Los papas y los infiernos

Si la cosa sigue al mismo ritmo que ahora, dentro de nada solo creerán en el infierno los lectores de Dante y los espectadores de los Pastorets. Para los más leídos, el infierno ha sido siempre un espacio de «llanto y crujir de dientes», como dice el Evangelio según Mateo, con un «horno encendido» que arde por toda la eternidad. Dante describe múltiples sufrimientos y Giotto los pinta, en los Scrovegni, por ejemplo, con cuerpos desmembrados e imágenes terroríficas. Y, después de Giotto, Hyeronimous Bosch, acaba de completar el panorama, con pavorosas torturas y excéntricos diablos de múltiples pelajes. Para los que acceden con mayor ligereza a la cultura popular, el infierno ha sido siempre una escenografía de las calderas de Pere Botero, un inframundo de decorados frágiles y trampillas teatrales con un elenco dramático que se desternilla con la grandilocuencia que quiere ejercer el abatido Lucifer ante el Altísimo.

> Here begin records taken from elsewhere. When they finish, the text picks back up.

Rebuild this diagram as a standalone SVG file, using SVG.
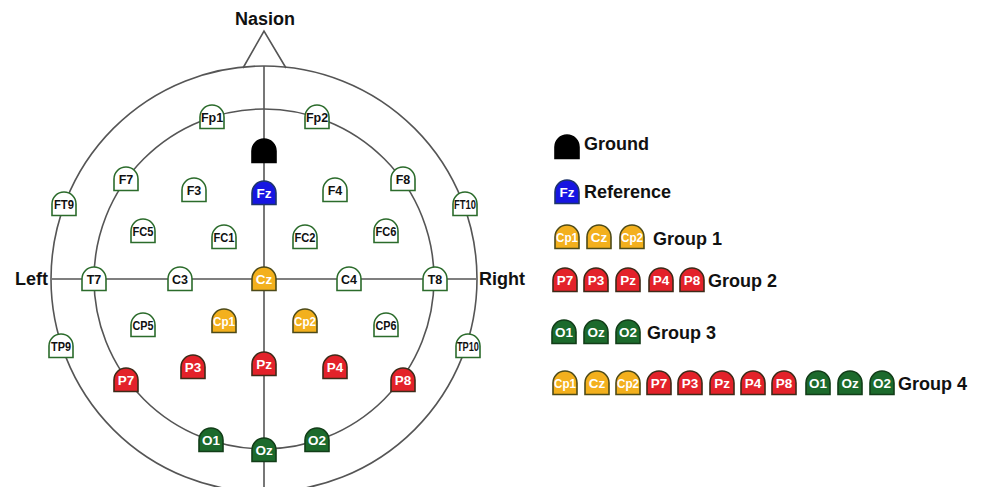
<svg xmlns="http://www.w3.org/2000/svg" xmlns:xlink="http://www.w3.org/1999/xlink" width="982" height="487" viewBox="0 0 982 487">
  <style>
    text { font-family: "Liberation Sans", Arial, sans-serif; font-weight: bold; }
    .n text { text-anchor: middle; font-size: 12.5px; }
    .n use { stroke-width: 1.6; }
    .w use { fill: #ffffff; stroke: #2b6b2b; }
    .w text { fill: #111111; }
    .y use { fill: #F3B01D; stroke: #4d4a18; }
    .r use { fill: #E3222A; stroke: #3d2a18; }
    .g use { fill: #1C6A2C; stroke: #123d18; }
    .b use { fill: #1616E2; stroke: #1e356a; }
    .k use { fill: #000000; stroke: #000000; }
    .y text, .r text, .g text, .b text { fill: #ffffff; font-size: 13.5px; }
    .wire { fill: none; stroke: #555555; stroke-width: 1.6; }
    .lbl { font-size: 18px; fill: #111111; }
  </style>
  <defs>
    <!-- electrode cap: flat bottom, rounded top -->
    <path id="e" d="M-12,11.5 V0 A12,12 0 0 1 12,0 V11.5 Z"/>
  </defs>

  <rect width="982" height="487" fill="#ffffff"/>

  <!-- head outline, midlines and nose -->
  <g id="connectors">
    <circle class="wire" cx="264" cy="279" r="213"/>
    <circle class="wire" cx="264" cy="279" r="170"/>
    <line class="wire" x1="52" y1="279" x2="476" y2="279"/>
    <line class="wire" x1="264" y1="66" x2="264" y2="487"/>
    <polyline class="wire" points="243,68 264,31 286,68"/>
  </g>

  <text class="lbl" x="265" y="25" text-anchor="middle">Nasion</text>
  <text class="lbl" x="15" y="285">Left</text>
  <text class="lbl" x="479" y="285">Right</text>

  <!-- electrodes on the scalp -->
  <g id="Fp1" class="n w" transform="translate(212,117)"><use href="#e"/><text y="5">Fp1</text></g>
  <g id="Fp2" class="n w" transform="translate(317,117)"><use href="#e"/><text y="5">Fp2</text></g>
  <g id="GND" class="n k" transform="translate(264,151)"><use href="#e"/></g>
  <g id="F7" class="n w" transform="translate(126,179)"><use href="#e"/><text y="5">F7</text></g>
  <g id="F3" class="n w" transform="translate(194,190)"><use href="#e"/><text y="5">F3</text></g>
  <g id="Fz" class="n b" transform="translate(264,193)"><use href="#e"/><text y="5">Fz</text></g>
  <g id="F4" class="n w" transform="translate(335,190)"><use href="#e"/><text y="5">F4</text></g>
  <g id="F8" class="n w" transform="translate(403,179)"><use href="#e"/><text y="5">F8</text></g>
  <g id="FT9" class="n w" transform="translate(64,204)"><use href="#e"/><text y="5" textLength="20" lengthAdjust="spacingAndGlyphs">FT9</text></g>
  <g id="FT10" class="n w" transform="translate(465,204)"><use href="#e"/><text y="5" textLength="22" lengthAdjust="spacingAndGlyphs">FT10</text></g>
  <g id="FC5" class="n w" transform="translate(143,231)"><use href="#e"/><text y="5" textLength="21" lengthAdjust="spacingAndGlyphs">FC5</text></g>
  <g id="FC1" class="n w" transform="translate(224,237)"><use href="#e"/><text y="5" textLength="21" lengthAdjust="spacingAndGlyphs">FC1</text></g>
  <g id="FC2" class="n w" transform="translate(305,237)"><use href="#e"/><text y="5" textLength="21" lengthAdjust="spacingAndGlyphs">FC2</text></g>
  <g id="FC6" class="n w" transform="translate(386,231)"><use href="#e"/><text y="5" textLength="21" lengthAdjust="spacingAndGlyphs">FC6</text></g>
  <g id="T7" class="n w" transform="translate(94,279)"><use href="#e"/><text y="5">T7</text></g>
  <g id="C3" class="n w" transform="translate(180,279)"><use href="#e"/><text y="5">C3</text></g>
  <g id="Cz" class="n y" transform="translate(264,279)"><use href="#e"/><text y="5">Cz</text></g>
  <g id="C4" class="n w" transform="translate(349,279)"><use href="#e"/><text y="5">C4</text></g>
  <g id="T8" class="n w" transform="translate(435,279)"><use href="#e"/><text y="5">T8</text></g>
  <g id="CP5" class="n w" transform="translate(143,325)"><use href="#e"/><text y="5" textLength="21" lengthAdjust="spacingAndGlyphs">CP5</text></g>
  <g id="Cp1" class="n y" transform="translate(224,321)"><use href="#e"/><text y="5" textLength="22" lengthAdjust="spacingAndGlyphs">Cp1</text></g>
  <g id="Cp2" class="n y" transform="translate(305,321)"><use href="#e"/><text y="5" textLength="22" lengthAdjust="spacingAndGlyphs">Cp2</text></g>
  <g id="CP6" class="n w" transform="translate(386,325)"><use href="#e"/><text y="5" textLength="21" lengthAdjust="spacingAndGlyphs">CP6</text></g>
  <g id="TP9" class="n w" transform="translate(61,346)"><use href="#e"/><text y="5" textLength="20" lengthAdjust="spacingAndGlyphs">TP9</text></g>
  <g id="TP10" class="n w" transform="translate(468,346)"><use href="#e"/><text y="5" textLength="22" lengthAdjust="spacingAndGlyphs">TP10</text></g>
  <g id="P7" class="n r" transform="translate(126,380)"><use href="#e"/><text y="5">P7</text></g>
  <g id="P3" class="n r" transform="translate(193,367)"><use href="#e"/><text y="5">P3</text></g>
  <g id="Pz" class="n r" transform="translate(264,364)"><use href="#e"/><text y="5">Pz</text></g>
  <g id="P4" class="n r" transform="translate(335,367)"><use href="#e"/><text y="5">P4</text></g>
  <g id="P8" class="n r" transform="translate(403,380)"><use href="#e"/><text y="5">P8</text></g>
  <g id="O1" class="n g" transform="translate(211,440)"><use href="#e"/><text y="5">O1</text></g>
  <g id="Oz" class="n g" transform="translate(264,450)"><use href="#e"/><text y="5">Oz</text></g>
  <g id="O2" class="n g" transform="translate(317,440)"><use href="#e"/><text y="5">O2</text></g>

  <!-- legend -->
  <g id="legend-ground">
    <g class="n k" transform="translate(567,147)"><use href="#e"/></g>
    <text class="lbl" x="584" y="150">Ground</text>
  </g>
  <g id="legend-reference">
    <g class="n b" transform="translate(567,192)"><use href="#e"/><text y="5">Fz</text></g>
    <text class="lbl" x="584" y="198">Reference</text>
  </g>
  <g id="legend-group1">
    <g class="n y" transform="translate(567,237)"><use href="#e"/><text y="5" textLength="22" lengthAdjust="spacingAndGlyphs">Cp1</text></g>
    <g class="n y" transform="translate(599,237)"><use href="#e"/><text y="5">Cz</text></g>
    <g class="n y" transform="translate(632,237)"><use href="#e"/><text y="5" textLength="22" lengthAdjust="spacingAndGlyphs">Cp2</text></g>
    <text class="lbl" x="653" y="245">Group 1</text>
  </g>
  <g id="legend-group2">
    <g class="n r" transform="translate(565,280)"><use href="#e"/><text y="5">P7</text></g>
    <g class="n r" transform="translate(596,280)"><use href="#e"/><text y="5">P3</text></g>
    <g class="n r" transform="translate(628,280)"><use href="#e"/><text y="5">Pz</text></g>
    <g class="n r" transform="translate(661,280)"><use href="#e"/><text y="5">P4</text></g>
    <g class="n r" transform="translate(692,280)"><use href="#e"/><text y="5">P8</text></g>
    <text class="lbl" x="708" y="287">Group 2</text>
  </g>
  <g id="legend-group3">
    <g class="n g" transform="translate(564,332)"><use href="#e"/><text y="5">O1</text></g>
    <g class="n g" transform="translate(596,332)"><use href="#e"/><text y="5">Oz</text></g>
    <g class="n g" transform="translate(628,332)"><use href="#e"/><text y="5">O2</text></g>
    <text class="lbl" x="647" y="339">Group 3</text>
  </g>
  <g id="legend-group4">
    <g class="n y" transform="translate(565,383)"><use href="#e"/><text y="5" textLength="22" lengthAdjust="spacingAndGlyphs">Cp1</text></g>
    <g class="n y" transform="translate(597,383)"><use href="#e"/><text y="5">Cz</text></g>
    <g class="n y" transform="translate(628,383)"><use href="#e"/><text y="5" textLength="22" lengthAdjust="spacingAndGlyphs">Cp2</text></g>
    <g class="n r" transform="translate(659,383)"><use href="#e"/><text y="5">P7</text></g>
    <g class="n r" transform="translate(690,383)"><use href="#e"/><text y="5">P3</text></g>
    <g class="n r" transform="translate(722,383)"><use href="#e"/><text y="5">Pz</text></g>
    <g class="n r" transform="translate(753,383)"><use href="#e"/><text y="5">P4</text></g>
    <g class="n r" transform="translate(784,383)"><use href="#e"/><text y="5">P8</text></g>
    <g class="n g" transform="translate(818,383)"><use href="#e"/><text y="5">O1</text></g>
    <g class="n g" transform="translate(850,383)"><use href="#e"/><text y="5">Oz</text></g>
    <g class="n g" transform="translate(882,383)"><use href="#e"/><text y="5">O2</text></g>
    <text class="lbl" x="898" y="390">Group 4</text>
  </g>
</svg>
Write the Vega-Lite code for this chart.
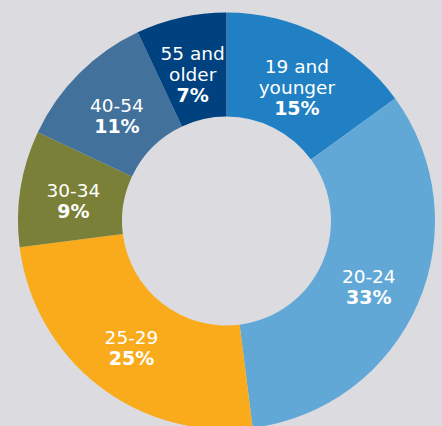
{
  "$schema": "https://vega.github.io/schema/vega-lite/v6.json",
  "width": 417,
  "height": 410,
  "autosize": "none",
  "padding": {"left": 18, "top": 16, "right": 7, "bottom": 0},
  "background": "#dcdce0",
  "view": {"stroke": null},
  "data": {
    "values": [
      {"group": "19 and younger", "line1": "19 and", "line2": "younger", "value": 15},
      {"group": "20-24", "line1": "20-24", "value": 33},
      {"group": "25-29", "line1": "25-29", "value": 25},
      {"group": "30-34", "line1": "30-34", "value": 9},
      {"group": "40-54", "line1": "40-54", "value": 11},
      {"group": "55 and older", "line1": "55 and", "line2": "older", "value": 7}
    ]
  },
  "transform": [
    {"calculate": "isValid(datum.line2) ? datum.line1 : ''", "as": "t3a"},
    {"calculate": "isValid(datum.line2) ? datum.line2 : ''", "as": "t3b"},
    {"calculate": "isValid(datum.line2) ? datum.value + '%' : ''", "as": "t3c"},
    {"calculate": "isValid(datum.line2) ? '' : datum.line1", "as": "t2a"},
    {"calculate": "isValid(datum.line2) ? '' : datum.value + '%'", "as": "t2b"}
  ],
  "encoding": {
    "theta": {"field": "value", "type": "quantitative", "stack": true},
    "order": {"field": "group", "type": "ordinal", "sort": "ascending"}
  },
  "layer": [
    {
      "mark": {"type": "arc", "innerRadius": 104.5, "outerRadius": 208.5},
      "encoding": {
        "color": {
          "field": "group",
          "type": "nominal",
          "scale": {
            "domain": ["19 and younger", "20-24", "25-29", "30-34", "40-54", "55 and older"],
            "range": ["#2080c3", "#62a8d7", "#f9ab1c", "#7a8038", "#42729b", "#004280"]
          },
          "legend": null
        }
      }
    },
    {
      "mark": {"type": "text", "radius": 155, "font": "DejaVu Sans", "fontSize": 18.5, "fill": "#ffffff", "align": "center", "baseline": "alphabetic", "dy": -10},
      "encoding": {"text": {"field": "t3a", "type": "nominal"}}
    },
    {
      "mark": {"type": "text", "radius": 155, "font": "DejaVu Sans", "fontSize": 18.5, "fill": "#ffffff", "align": "center", "baseline": "alphabetic", "dy": 11},
      "encoding": {"text": {"field": "t3b", "type": "nominal"}}
    },
    {
      "mark": {"type": "text", "radius": 155, "font": "DejaVu Sans", "fontSize": 19, "fontWeight": "bold", "fill": "#ffffff", "align": "center", "baseline": "alphabetic", "dy": 32},
      "encoding": {"text": {"field": "t3c", "type": "nominal"}}
    },
    {
      "mark": {"type": "text", "radius": 155, "font": "DejaVu Sans", "fontSize": 18.5, "fill": "#ffffff", "align": "center", "baseline": "alphabetic", "dy": 0.5},
      "encoding": {"text": {"field": "t2a", "type": "nominal"}}
    },
    {
      "mark": {"type": "text", "radius": 155, "font": "DejaVu Sans", "fontSize": 19, "fontWeight": "bold", "fill": "#ffffff", "align": "center", "baseline": "alphabetic", "dy": 21.5},
      "encoding": {"text": {"field": "t2b", "type": "nominal"}}
    }
  ]
}
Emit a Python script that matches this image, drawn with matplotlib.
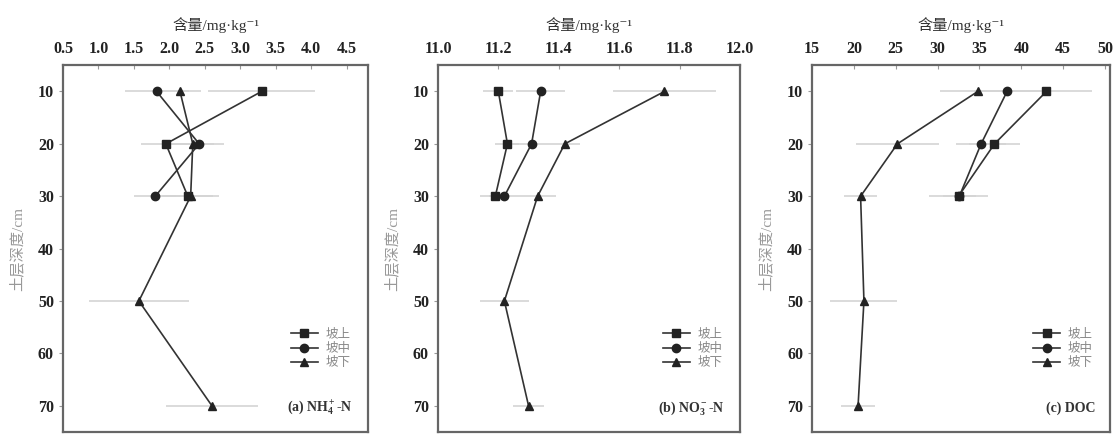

Lo cierto es que las nociones de cielo y de infierno han sido motivo de múltiples discrepancias en el seno de la Iglesia Católica y en el pensamiento de los pontífices. En la doctrina expresada en el catecismo queda claro que si has obrado mal, cuando te mueres «desciendes inmediatamente a los infiernos», pero, al mismo tiempo, saber qué ocurre en serio en esta etapa final y con qué panorama nos encontraremos cuando hayamos traspasado, es un campo de minas en el que «ni las escrituras ni la teología nos ofrecen luz suficiente para averiguar una representación del Más Allá». Esto lo escribía hace 45 años Juan Pablo II, que también nos advertía sobre «las representaciones fantásticas y arbitrarias». Es decir, Dante y los Pastorets.

Ahora, el papa Francisco ha dicho que le gusta «pensar en un infierno vacío, y espero que sea una realidad». Ha creado mucho alboroto. Benedicto XVI ya se cargó el limbo y el de ahora imagina un espacio sin habitantes. Un infierno sin damnificados es poco pavoroso. Para su antecesor, el infierno existía, era eterno y estaba habitado, aunque también opinó que el purgatorio no era un sitio tangible, sino «un fuego interior que purifica el alma del pecado». Es lo que opinaba Juan Pablo II del cielo, que «no era un lugar físico entre las nubes». No se acaban poniendo de acuerdo en el Vaticano. Quizás el más poético fue el joven Ratzinger. El infierno es «la soledad radical, donde no se escucha ninguna voz, la renuncia para siempre a la comunión gozosa con Dios». Y el más intenso y ‘gore’, Pablo VI: «Las tinieblas de la condenación inexorable». Eso sí, hablaba de la Divina Comedia.